Expectations of Openness
Another winery client at Wark Communications is about to take up blogging. This occasion has given me the opportunity to think about what’s important in this pursuit.
One of those things is honesty and openness. I believe readers respond best to those who disclose as much as is prudent to their readers.
Oddly, this point was driven home yesterday when I was looking over a new website, not a blog, that I think might have potential. But, as I cruised around Winemarketer.com I realized eventually that the sources of this new website dedicated to on-line wine marketing had no reference whatsoever to the folk who created it. No email address (just forms), no "About Us" page, no info on the credentials of the founders and creators, nothing.
I went back to the press release that led me to the new website and realized that not even there was any information available about the creators of the site beyond this cryptic reference,"Wine Marketer was developed by a group of professional wine marketers,
a wine retailer and SEO experts from multiple successful marketing
firms." The contact name on the press release is "M. Phillip" and a cell phone number is offered.
The fact that there is no information about the who the "professional wine marketers" are behind this new website is not the point. The point is that this lack of information made me wary. It made me wonder.

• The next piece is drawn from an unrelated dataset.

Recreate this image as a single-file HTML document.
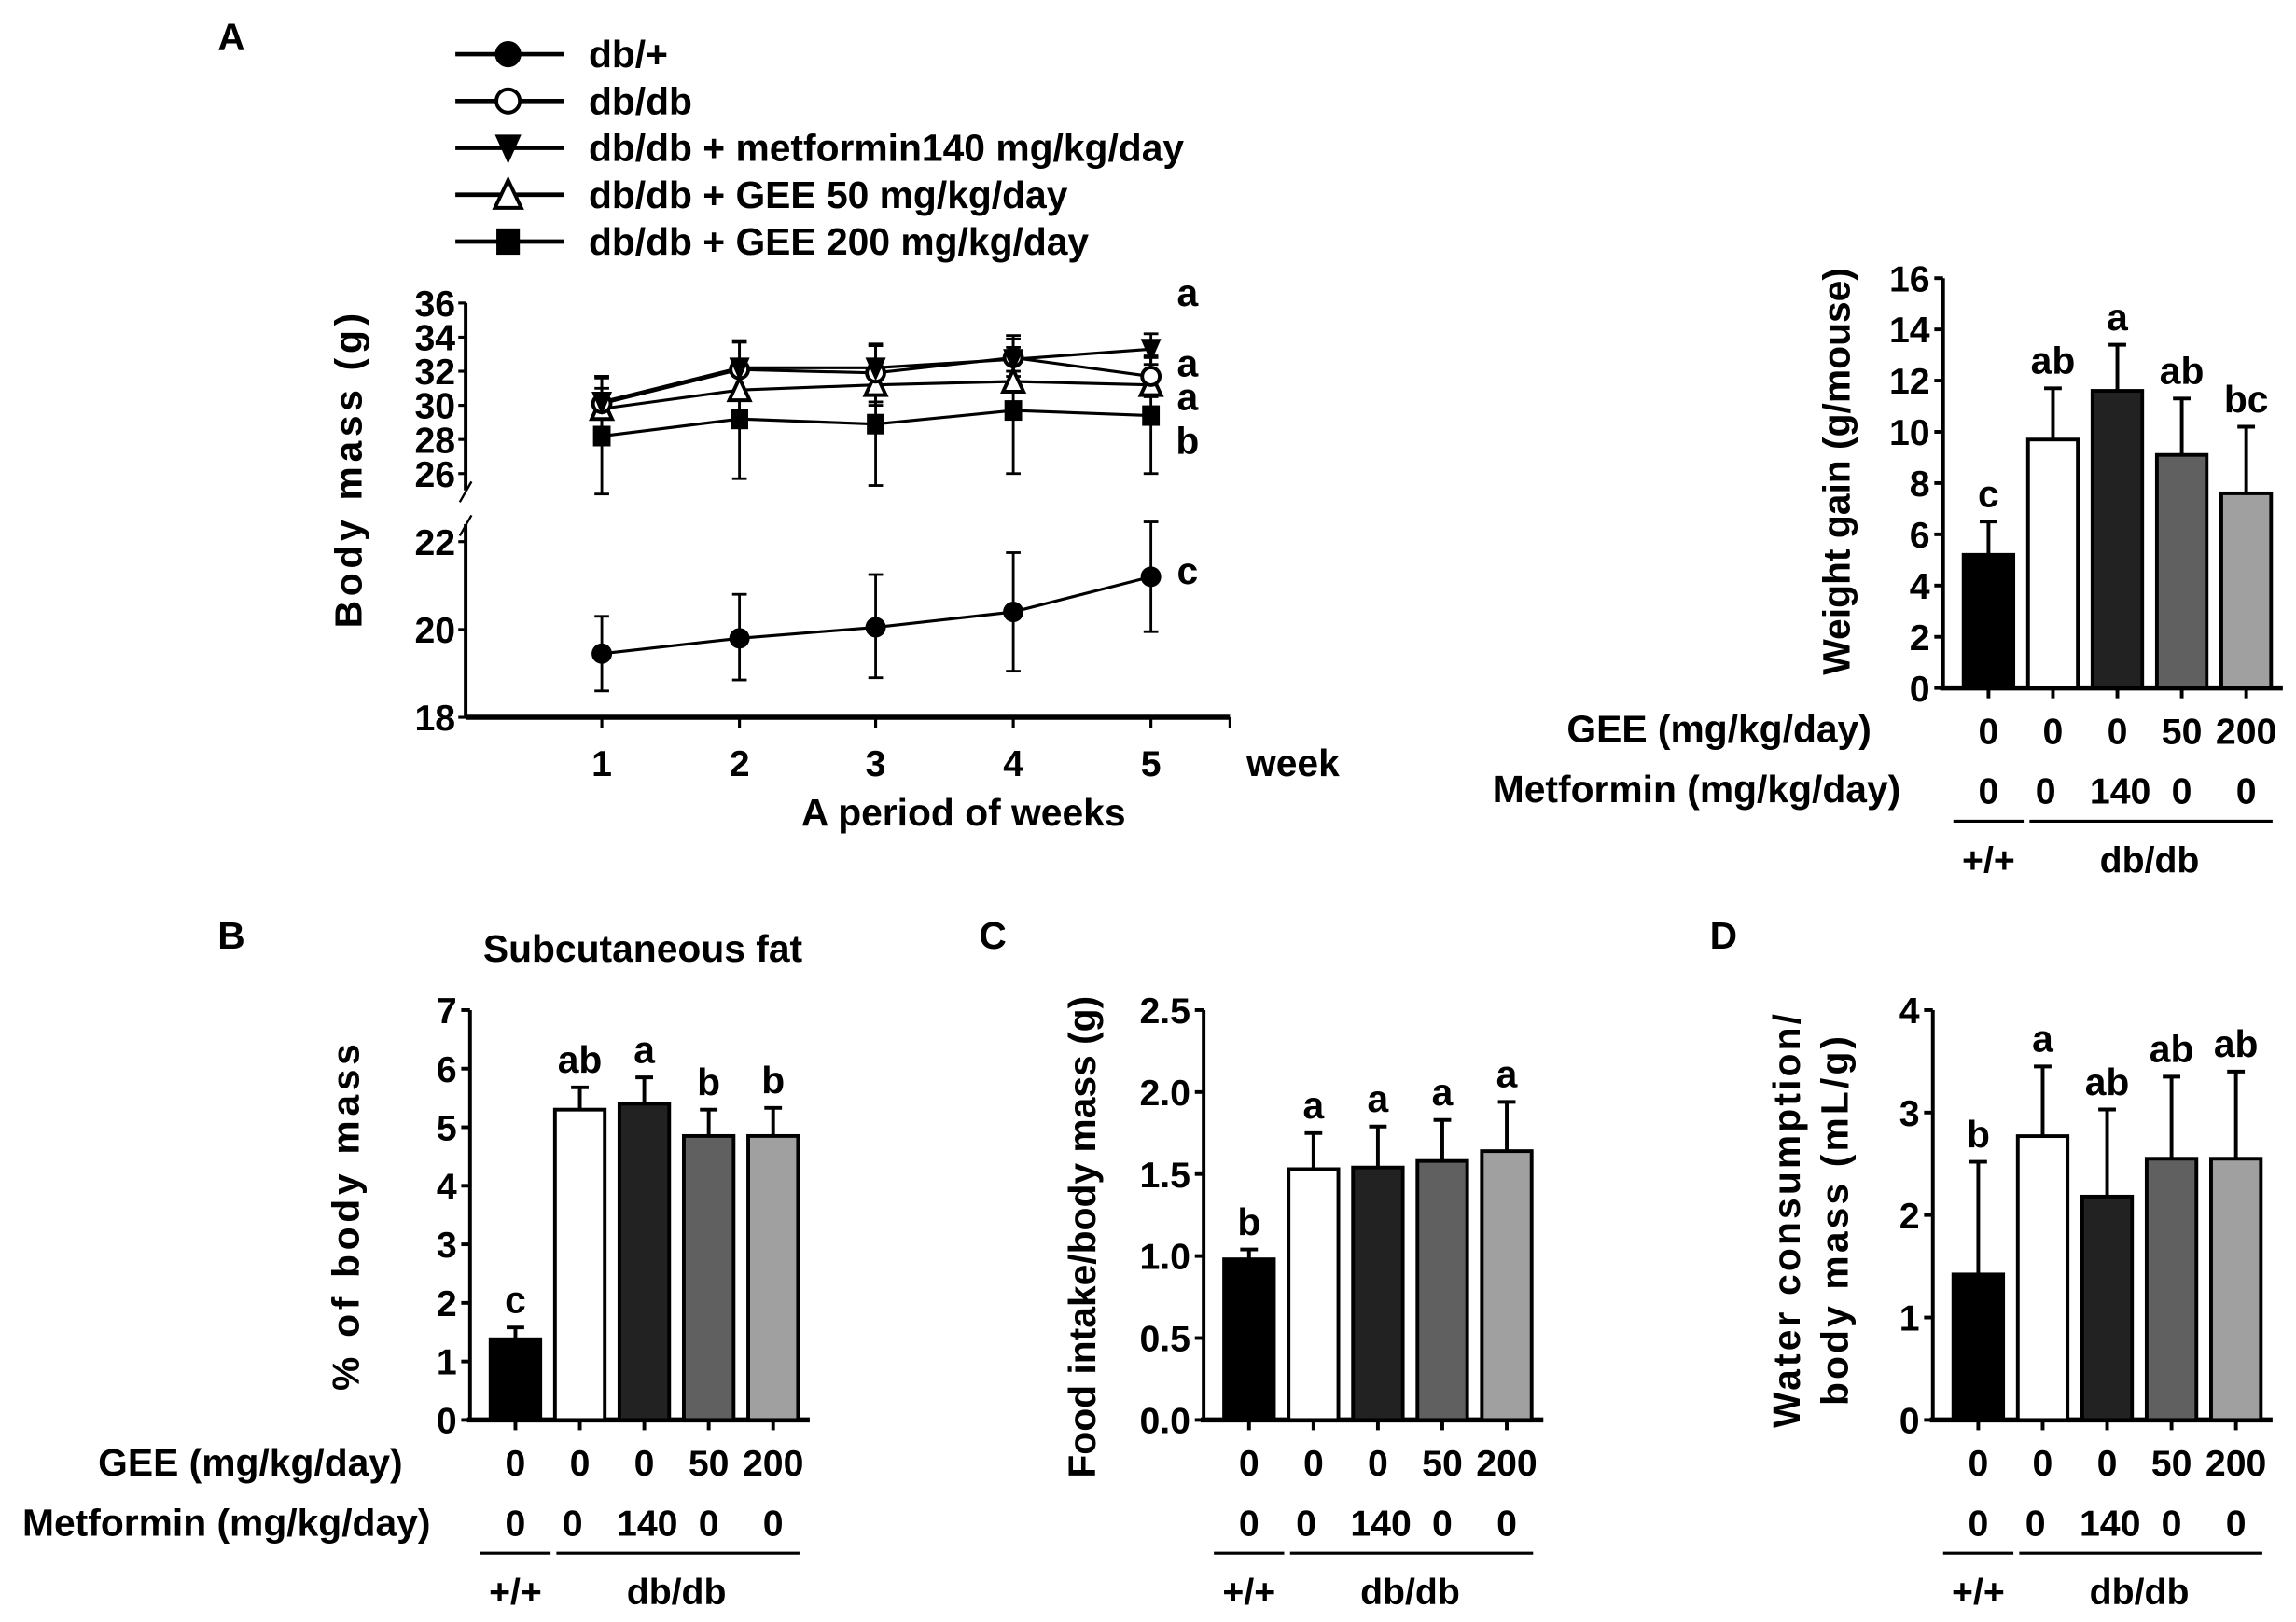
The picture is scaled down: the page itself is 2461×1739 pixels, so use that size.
<!DOCTYPE html>
<html><head><meta charset="utf-8">
<style>
html,body{margin:0;padding:0;background:#fff;}
svg{display:block;}
text{font-family:"Liberation Sans",Arial,sans-serif;font-weight:bold;fill:#000;}
</style></head>
<body>
<svg id="s" xmlns="http://www.w3.org/2000/svg" width="2461" height="1739" viewBox="0 0 1568 1108" preserveAspectRatio="none"></svg>
<script>
var o=[];
function L(x1,y1,x2,y2,w){o.push('<line x1="'+x1+'" y1="'+y1+'" x2="'+x2+'" y2="'+y2+'" stroke="#000" stroke-width="'+(w||2)+'"/>');}
function T(x,y,s,sz,anc,extra){o.push('<text x="'+x+'" y="'+y+'" font-size="'+(sz||22)+'" text-anchor="'+(anc||'middle')+'" '+(extra||'')+'>'+s+'</text>');}
function M(type,x,y,r){r=r||7;
 if(type=='fc')o.push('<circle cx="'+x+'" cy="'+y+'" r="'+r+'" fill="#000"/>');
 if(type=='oc')o.push('<circle cx="'+x+'" cy="'+y+'" r="'+(r-1)+'" fill="#fff" stroke="#000" stroke-width="2.5"/>');
 if(type=='dt')o.push('<polygon points="'+(x-r)+','+(y-r)+' '+(x+r)+','+(y-r)+' '+x+','+(y+r+2)+'" fill="#000"/>');
 if(type=='ut')o.push('<polygon points="'+(x-r)+','+(y+r)+' '+(x+r)+','+(y+r)+' '+x+','+(y-r-1)+'" fill="#fff" stroke="#000" stroke-width="2.5"/>');
 if(type=='sq')o.push('<rect x="'+(x-r+1)+'" y="'+(y-r)+'" width="'+(2*r-2)+'" height="'+(2*r)+'" fill="#000"/>');
}
var FS=26, TS=25;
// Panel A
T(158,34,'A',26);
var leg=[['fc','db/+'],['oc','db/db'],['dt','db/db + metformin140 mg/kg/day'],['ut','db/db + GEE 50 mg/kg/day'],['sq','db/db + GEE 200 mg/kg/day']];
leg.forEach(function(l,i){var y=37+i*32;L(311,y,385,y,3);M(l[0],347,y,9);T(402,y+9,l[1],FS,'start');});
var ax=318;
L(ax,207,ax,335,2.5);L(ax,358,ax,490,2.5);
L(314,343,322,329,1.5);L(314,366,322,352,1.5);
L(ax,490,840,490,3.5);
[36,34,32,30,28,26].forEach(function(v){var y=207+(36-v)*11.65;L(ax-5,y,ax,y,2);T(ax-7,y+9,v,TS,'end');});
[22,20,18].forEach(function(v){var y=430-(v-20)*30;L(ax-5,y,ax,y,2);T(ax-7,y+9,v,TS,'end');});
T(247,320,'Body mass (g)',FS,'middle','letter-spacing="3" transform="rotate(-90 247 320)"');
var wx=[411,505,598,692,786];
wx.forEach(function(x,i){L(x,490,x,497,2);T(x,530,i+1,TS);});
L(840,490,840,497,2);
T(883,530,'week',FS);T(658,564,'A period of weeks',FS);
function uy(v){return 207+(36-v)*11.65;}
function ly(v){return 430-(v-20)*30;}
var ser=[
 ['sq',[28.2,29.2,28.9,29.7,29.4],[3.4,3.5,3.6,3.7,3.4]],
 ['ut',[29.8,30.9,31.2,31.4,31.2],[1.2,1.3,1.2,0.6,0.6]],
 ['oc',[30.1,32.1,31.9,32.8,31.7],[1.6,1.6,1.7,1.1,1.2]],
 ['dt',[30.2,32.2,32.2,32.7,33.3],[1.5,1.6,1.3,1.4,0.9]]];
ser.forEach(function(s){
 var p=s[1].map(function(v,i){return wx[i]+','+uy(v);}).join(' ');
 o.push('<polyline points="'+p+'" fill="none" stroke="#000" stroke-width="2"/>');
 s[1].forEach(function(v,i){var e=s[2][i];L(wx[i],uy(v-e),wx[i],uy(v+e),1.8);L(wx[i]-5,uy(v+e),wx[i]+5,uy(v+e),1.8);L(wx[i]-5,uy(v-e),wx[i]+5,uy(v-e),1.8);});
});
ser.forEach(function(s){s[1].forEach(function(v,i){M(s[0],wx[i],uy(v),7);});});
var lv=[19.45,19.8,20.05,20.4,21.2],lo=[18.6,18.85,18.9,19.05,19.95],hi=[20.3,20.8,21.25,21.75,22.45];
o.push('<polyline points="'+lv.map(function(v,i){return wx[i]+','+ly(v);}).join(' ')+'" fill="none" stroke="#000" stroke-width="2"/>');
lv.forEach(function(v,i){L(wx[i],ly(lo[i]),wx[i],ly(hi[i]),1.8);L(wx[i]-5,ly(lo[i]),wx[i]+5,ly(lo[i]),1.8);L(wx[i]-5,ly(hi[i]),wx[i]+5,ly(hi[i]),1.8);M('fc',wx[i],ly(v),7);});
T(811,209,'a',FS);T(811,257,'a',FS);T(811,280,'a',FS);T(811,310,'b',FS);T(811,399,'c',FS);

var cols=['#000','#fff','#222','#606060','#a0a0a0'];
function bars(ax,y0,ytop,vmax,ticks,fmt,vals,errs,lets,ylab){
 var k=(y0-ytop)/vmax;
 L(ax,ytop,ax,y0,2.5);L(ax-2,y0,ax+232,y0,3.5);
 ticks.forEach(function(v){var y=y0-v*k;L(ax-6,y,ax,y,2.5);T(ax-9,y+9,fmt(v),TS,'end');});
 var cx=[];
 for(var i=0;i<5;i++){var c=ax+31+i*44;cx.push(c);
  var h=vals[i]*k, e=errs[i]*k;
  L(c,y0-h,c,y0-h-e,2.5);L(c-6,y0-h-e,c+6,y0-h-e,2.5);
  o.push('<rect x="'+(c-17)+'" y="'+(y0-h)+'" width="34" height="'+h+'" fill="'+cols[i]+'" stroke="#000" stroke-width="2.5"/>');
  L(c,y0,c,y0+7,2.5);
  T(c,y0-h-e-10,lets[i],FS);
 }
 var r1=y0+38,r2=y0+79;
 ['0','0','0','50','200'].forEach(function(s,i){T(cx[i],r1,s,TS);});
 ['0','0','140','0','0'].forEach(function(s,i){T(cx[i]+(i==1?-5:0)+(i==2?2:0),r2,s,TS);});
 L(cx[0]-24,r2+12,cx[0]+24,r2+12,2);L(cx[1]-16,r2+12,cx[4]+18,r2+12,2);
 T(cx[0],r2+47,'+/+',TS);T((cx[1]+cx[4])/2,r2+47,'db/db',TS);
 ylab();
}
function f0(v){return ''+v;}
function f1(v){return v.toFixed(1);}
bars(1327,470,190,16,[0,2,4,6,8,10,12,14,16],f0,[5.2,9.7,11.6,9.1,7.6],[1.3,2.0,1.8,2.2,2.6],['c','ab','a','ab','bc'],
 function(){T(1263,322,'Weight gain (g/mouse)',FS,'middle','transform="rotate(-90 1263 322)"');});
T(1278,507,'GEE (mg/kg/day)',FS,'end');T(1298,548,'Metformin (mg/kg/day)',FS,'end');
T(158,648,'B',26);T(439,657,'Subcutaneous fat',FS);
bars(321,970,690,7,[0,1,2,3,4,5,6,7],f0,[1.38,5.3,5.4,4.85,4.85],[0.2,0.38,0.45,0.45,0.48],['c','ab','a','b','b'],
 function(){T(245,830,'% of body mass',FS,'middle','letter-spacing="3" transform="rotate(-90 245 830)"');});
T(275,1008,'GEE (mg/kg/day)',FS,'end');T(294,1049,'Metformin (mg/kg/day)',FS,'end');
T(678,648,'C',26);
bars(822,970,690,2.5,[0,0.5,1,1.5,2,2.5],f1,[0.98,1.53,1.54,1.58,1.64],[0.06,0.22,0.25,0.25,0.3],['b','a','a','a','a'],
 function(){T(748,845,'Food intake/body mass (g)',FS,'middle','transform="rotate(-90 748 845)"');});
T(1177,648,'D',26);
bars(1320,970,690,4,[0,1,2,3,4],f0,[1.42,2.77,2.18,2.55,2.55],[1.1,0.68,0.85,0.8,0.85],['b','a','ab','ab','ab'],
 function(){T(1229,833,'Water consumption/',FS,'middle','letter-spacing="2" transform="rotate(-90 1229 833)"');T(1262,833,'body mass (mL/g)',FS,'middle','letter-spacing="2" transform="rotate(-90 1262 833)"');});
document.getElementById('s').innerHTML=o.join('');
</script>
</body></html>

I get the same way about wine blogs in which the owners choose to remain anonymous. Real people are always more interesting than unknown people, if only because real people have real stories. I tend to walk away from blogs that don’t disclose their ownership. This might be a fatal flaw on my part…but I don’t think so. It goes back to the issue of openness and honesty in blogging. If you expect your readers to stick with you, they should at least have the expectation that the object of their attention won’t pull punches and will tell you what needs to be known to put their words in context.